Eminem has stated that he intended for the song to be "self-empowerment" for those whom nobody believed in. The song contains numerous football references, including Brian Dawkins, Detroit Lions, New York Giants, Atlanta Falcons, Miami Dolphins, the Body Bag Game, Dick Butkus, and Brian Baldinger. Most notably, he mentions the Detroit Lions' 0–16 2008 season. Onyx's Fredro Starr praised Eminem for mentioning the group. He also pointed out that it connected the two Marshall Mathers LPs, as Onyx's Sticky Fingaz was featured on The Marshall Mathers LP on the song "Remember Me?".

== Composition ==
The start of "Legacy" was written during a session between singer-songwriter Polina and songwriter David Brook in New York City. A few months later, Polina visited Interscope executive Neil Jacobson, who, upon hearing the song, commanded her: "Don't play this for anyone. It's an Eminem record." The following week, Polina, and Brook joined Emile in the studio where he produced the song and then sent it to Eminem. Eminem wrote the rapped verses to the song, but left Polina's vocals untouched. The song's production and overall tone earned comparisons to Eminem's hit song "Stan". The rhyming words used in the song remain unchanged, as Eminem wanted to challenge himself.

== Critical reception ==
"Legacy" was met with generally positive reviews from music critics. Andy Gill of The Independent highlighted "Legacy" as one of the album's best songs. Greg Kot writing for the Chicago Tribune said, " "Legacy" reprises the formula for The Marshall Mathers LP-era hit "Stan" with introspective rhymes tied to a female vocal hook." Gabriel Alvarez of Complex stated, Legacy' is a unique entry in Eminem's catalog because it shows an emotional growth that Eminem didn't always seem capable of. He shoveled shit his entire life and often seemed unable to forgive his mother, his detractors, and ultimately himself for everything he had been through. Yet on "Legacy" he finally finds Eminem able to appreciate his great gift, even if it came at a great expense." Roman Cooper of HipHopDX credited "Legacy" for doing "a great job of carrying Em's wicked rhymes." Ryan Bassil of Vice said, "Legacy" was, the perfect summation of an album that is both self-aware and introspective, but still brash and cleverly comedic." Melinda Newman of HitFix gave the song a B− rating and said, "It’s as close as Eminem gets to a self-empowerment song."

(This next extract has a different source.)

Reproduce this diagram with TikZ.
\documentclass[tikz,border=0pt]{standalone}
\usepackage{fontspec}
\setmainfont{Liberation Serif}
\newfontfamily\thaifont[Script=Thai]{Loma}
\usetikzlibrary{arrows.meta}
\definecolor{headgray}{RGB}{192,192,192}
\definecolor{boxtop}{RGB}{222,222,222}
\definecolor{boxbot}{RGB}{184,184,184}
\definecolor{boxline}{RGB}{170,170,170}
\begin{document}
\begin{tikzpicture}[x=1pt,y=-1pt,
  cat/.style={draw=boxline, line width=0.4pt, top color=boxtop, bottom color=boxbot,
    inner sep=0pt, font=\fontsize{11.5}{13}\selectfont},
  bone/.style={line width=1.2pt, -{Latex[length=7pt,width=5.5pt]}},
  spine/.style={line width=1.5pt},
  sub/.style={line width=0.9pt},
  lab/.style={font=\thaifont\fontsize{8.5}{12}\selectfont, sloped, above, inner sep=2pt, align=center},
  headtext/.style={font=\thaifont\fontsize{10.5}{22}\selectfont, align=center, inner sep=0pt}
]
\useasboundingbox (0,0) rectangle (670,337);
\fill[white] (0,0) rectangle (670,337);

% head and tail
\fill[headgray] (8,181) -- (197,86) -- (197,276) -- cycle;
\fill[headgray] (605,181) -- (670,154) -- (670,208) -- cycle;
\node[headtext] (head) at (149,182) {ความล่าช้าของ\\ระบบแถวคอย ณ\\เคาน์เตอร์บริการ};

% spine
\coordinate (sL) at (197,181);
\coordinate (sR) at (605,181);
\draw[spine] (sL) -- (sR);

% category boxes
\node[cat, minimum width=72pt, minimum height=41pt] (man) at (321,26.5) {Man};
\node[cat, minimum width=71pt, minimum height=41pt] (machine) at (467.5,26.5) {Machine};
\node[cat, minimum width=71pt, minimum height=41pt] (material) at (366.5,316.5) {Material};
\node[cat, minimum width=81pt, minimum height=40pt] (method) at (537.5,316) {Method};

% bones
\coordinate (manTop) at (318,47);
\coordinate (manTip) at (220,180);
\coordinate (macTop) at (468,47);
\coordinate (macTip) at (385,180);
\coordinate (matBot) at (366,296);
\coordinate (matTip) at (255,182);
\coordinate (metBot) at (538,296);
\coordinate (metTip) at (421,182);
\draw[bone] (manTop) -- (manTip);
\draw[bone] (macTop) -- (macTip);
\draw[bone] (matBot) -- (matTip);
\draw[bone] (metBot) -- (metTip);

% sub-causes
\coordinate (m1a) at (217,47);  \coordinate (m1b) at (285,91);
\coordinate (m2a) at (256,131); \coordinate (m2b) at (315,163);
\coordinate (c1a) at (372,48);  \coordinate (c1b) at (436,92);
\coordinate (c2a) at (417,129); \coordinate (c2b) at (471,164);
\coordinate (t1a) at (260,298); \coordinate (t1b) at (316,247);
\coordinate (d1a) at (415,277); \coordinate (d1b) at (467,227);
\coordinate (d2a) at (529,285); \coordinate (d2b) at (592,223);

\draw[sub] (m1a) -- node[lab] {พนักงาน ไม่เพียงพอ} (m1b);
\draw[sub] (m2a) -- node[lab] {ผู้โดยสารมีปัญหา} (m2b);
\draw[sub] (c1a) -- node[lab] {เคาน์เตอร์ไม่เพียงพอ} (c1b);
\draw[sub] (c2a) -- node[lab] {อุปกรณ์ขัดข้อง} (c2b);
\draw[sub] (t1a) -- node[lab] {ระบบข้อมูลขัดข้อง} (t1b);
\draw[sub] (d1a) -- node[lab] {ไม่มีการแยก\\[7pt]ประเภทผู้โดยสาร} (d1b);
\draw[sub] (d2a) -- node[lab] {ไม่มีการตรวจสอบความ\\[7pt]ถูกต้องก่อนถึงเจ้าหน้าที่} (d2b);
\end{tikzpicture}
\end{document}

Josh Weiner of The Tufts Daily stated, "Always renowned for his storytelling gifts, Eminem shows audiences what he’s made of with tracks like the introspective "Legacy". Matt Shinseki of Campus Times said, "Songs such as "Stronger Than I Was" and "Legacy" are unexpectedly profound reflections on how far Eminem has come from his troubled childhood in 8 Mile, Michigan. The lyrics in these tracks are reminiscent of some of his earliest work and are comforting for long-time fans that worry that Eminem may forget his roots." Jay Soul of RapReviews said, "Nobody can place himself within the psyche of bullied school kids like Marshall Mathers III, and "Legacy" provides a highlight - almost like the audio version of the "No Love" video." Stephen Deusner of Paste stated, ""Legacy" seems like the most baffling anti-bullying anthem imaginable, at least until you realize it's about how you shouldn't bully Eminem."

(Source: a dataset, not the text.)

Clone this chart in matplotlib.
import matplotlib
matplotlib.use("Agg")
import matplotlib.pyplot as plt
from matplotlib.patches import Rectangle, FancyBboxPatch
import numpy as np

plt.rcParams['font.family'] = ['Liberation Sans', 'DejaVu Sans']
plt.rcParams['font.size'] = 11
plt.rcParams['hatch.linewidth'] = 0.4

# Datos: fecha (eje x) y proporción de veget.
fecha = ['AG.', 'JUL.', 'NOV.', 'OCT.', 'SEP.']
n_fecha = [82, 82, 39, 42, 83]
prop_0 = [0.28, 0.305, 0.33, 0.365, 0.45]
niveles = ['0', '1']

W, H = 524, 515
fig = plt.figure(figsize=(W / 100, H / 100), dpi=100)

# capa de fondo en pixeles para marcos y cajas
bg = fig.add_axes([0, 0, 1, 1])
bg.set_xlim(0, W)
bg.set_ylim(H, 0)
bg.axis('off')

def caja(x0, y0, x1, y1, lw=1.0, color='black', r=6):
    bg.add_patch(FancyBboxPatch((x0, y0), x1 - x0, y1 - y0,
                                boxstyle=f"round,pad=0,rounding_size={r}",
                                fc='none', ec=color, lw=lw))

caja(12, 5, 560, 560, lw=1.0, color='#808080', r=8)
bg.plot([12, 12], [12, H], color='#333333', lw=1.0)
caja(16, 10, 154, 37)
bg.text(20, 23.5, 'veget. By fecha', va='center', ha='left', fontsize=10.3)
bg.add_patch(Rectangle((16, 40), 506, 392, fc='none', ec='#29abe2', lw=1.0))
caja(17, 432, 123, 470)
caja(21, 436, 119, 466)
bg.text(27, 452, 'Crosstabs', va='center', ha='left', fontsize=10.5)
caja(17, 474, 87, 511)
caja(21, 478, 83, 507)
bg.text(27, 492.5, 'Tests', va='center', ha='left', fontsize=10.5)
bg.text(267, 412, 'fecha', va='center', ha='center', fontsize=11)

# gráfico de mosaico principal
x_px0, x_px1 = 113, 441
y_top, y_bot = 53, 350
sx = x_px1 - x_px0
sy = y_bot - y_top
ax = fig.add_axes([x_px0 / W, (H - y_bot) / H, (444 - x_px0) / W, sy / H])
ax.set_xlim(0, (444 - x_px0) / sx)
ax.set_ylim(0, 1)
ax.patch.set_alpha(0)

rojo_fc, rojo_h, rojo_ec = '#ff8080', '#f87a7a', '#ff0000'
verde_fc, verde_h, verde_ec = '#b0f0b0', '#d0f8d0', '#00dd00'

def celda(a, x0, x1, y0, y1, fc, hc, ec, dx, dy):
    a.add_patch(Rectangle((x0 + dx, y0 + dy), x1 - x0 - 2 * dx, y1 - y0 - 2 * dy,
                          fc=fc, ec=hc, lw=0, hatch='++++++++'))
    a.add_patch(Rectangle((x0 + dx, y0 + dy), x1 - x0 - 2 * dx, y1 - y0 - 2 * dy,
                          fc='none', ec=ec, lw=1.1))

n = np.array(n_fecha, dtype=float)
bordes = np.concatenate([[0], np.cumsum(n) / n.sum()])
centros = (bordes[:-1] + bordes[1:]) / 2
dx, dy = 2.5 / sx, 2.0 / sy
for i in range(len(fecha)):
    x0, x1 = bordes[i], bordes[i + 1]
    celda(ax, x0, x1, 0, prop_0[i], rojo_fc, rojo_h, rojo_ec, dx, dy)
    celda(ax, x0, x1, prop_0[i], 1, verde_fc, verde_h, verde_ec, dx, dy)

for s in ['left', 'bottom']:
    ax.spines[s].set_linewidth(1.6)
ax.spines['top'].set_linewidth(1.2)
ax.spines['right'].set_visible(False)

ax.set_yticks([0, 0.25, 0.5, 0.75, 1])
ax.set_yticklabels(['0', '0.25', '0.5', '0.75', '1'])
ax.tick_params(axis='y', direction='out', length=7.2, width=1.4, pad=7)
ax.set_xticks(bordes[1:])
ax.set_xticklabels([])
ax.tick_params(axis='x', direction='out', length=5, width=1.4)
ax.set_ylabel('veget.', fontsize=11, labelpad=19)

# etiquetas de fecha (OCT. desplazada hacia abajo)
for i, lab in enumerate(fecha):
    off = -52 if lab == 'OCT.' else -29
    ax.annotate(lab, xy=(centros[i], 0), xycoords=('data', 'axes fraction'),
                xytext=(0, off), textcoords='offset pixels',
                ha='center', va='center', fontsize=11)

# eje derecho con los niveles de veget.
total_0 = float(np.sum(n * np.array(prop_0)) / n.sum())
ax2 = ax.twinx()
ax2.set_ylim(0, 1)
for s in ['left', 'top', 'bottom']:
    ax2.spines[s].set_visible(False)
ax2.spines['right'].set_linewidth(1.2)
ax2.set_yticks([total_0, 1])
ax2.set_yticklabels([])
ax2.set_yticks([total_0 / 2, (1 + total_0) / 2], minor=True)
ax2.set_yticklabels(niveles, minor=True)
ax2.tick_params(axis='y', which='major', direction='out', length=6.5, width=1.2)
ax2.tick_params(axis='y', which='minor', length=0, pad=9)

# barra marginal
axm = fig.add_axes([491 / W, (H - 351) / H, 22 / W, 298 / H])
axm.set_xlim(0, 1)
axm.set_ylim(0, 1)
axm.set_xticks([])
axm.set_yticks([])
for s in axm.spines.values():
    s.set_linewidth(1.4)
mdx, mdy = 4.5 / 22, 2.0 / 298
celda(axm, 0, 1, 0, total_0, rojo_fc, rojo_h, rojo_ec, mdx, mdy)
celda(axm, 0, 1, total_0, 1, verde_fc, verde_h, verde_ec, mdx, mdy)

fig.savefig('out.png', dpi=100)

Christopher R. Weingarten of Spin compared "Legacy" to Eminem's previous more pop oriented album Recovery and deemed it skippable. Mike Diver of Clash stated, "His ear for a great melody underpinning caustic wordplay remains in flashes, but it’s consistently overwhelmed by too many formulaic arrangements leaning on hooks from female vocalists. "Legacy" is a rudimentary rant balanced by a sweet contribution from Polina." Craig Jenkins of Pitchfork Media said, ""Legacy" pulls all manner of cockamamie pronunciation gymnastics just so Eminem can end every line with the same rhyming syllables, and the song's decision to dispense with proper word accents and splay sentences haphazardly across the middle of lines makes for a flow that comes across overwrought and labored even as it plays Frankenstein with conventional word choice and rhyme patterns."

== Chart performance ==

| Chart (2013) | Peak position |
|---|---|
| France (SNEP) | 163 |
| UK Singles (The Official Charts Company) | 199 |
| UK Hip Hop/R&B (OCC) | 24 |
| US Bubbling Under Hot 100 (Billboard) | 18 |
| US Hot R&B/Hip-Hop Songs (Billboard) | 44 |

== Certifications ==

| Region | Certification | Certified units/sales |
| Australia (ARIA) | Gold | 35,000^{‡} |
| New Zealand (RMNZ) | Gold | 15,000^{‡} |
| United Kingdom (BPI) | Silver | 200,000^{‡} |
| United States (RIAA) | Gold | 500,000^{‡} |
^{‡} Sales+streaming figures based on certification alone.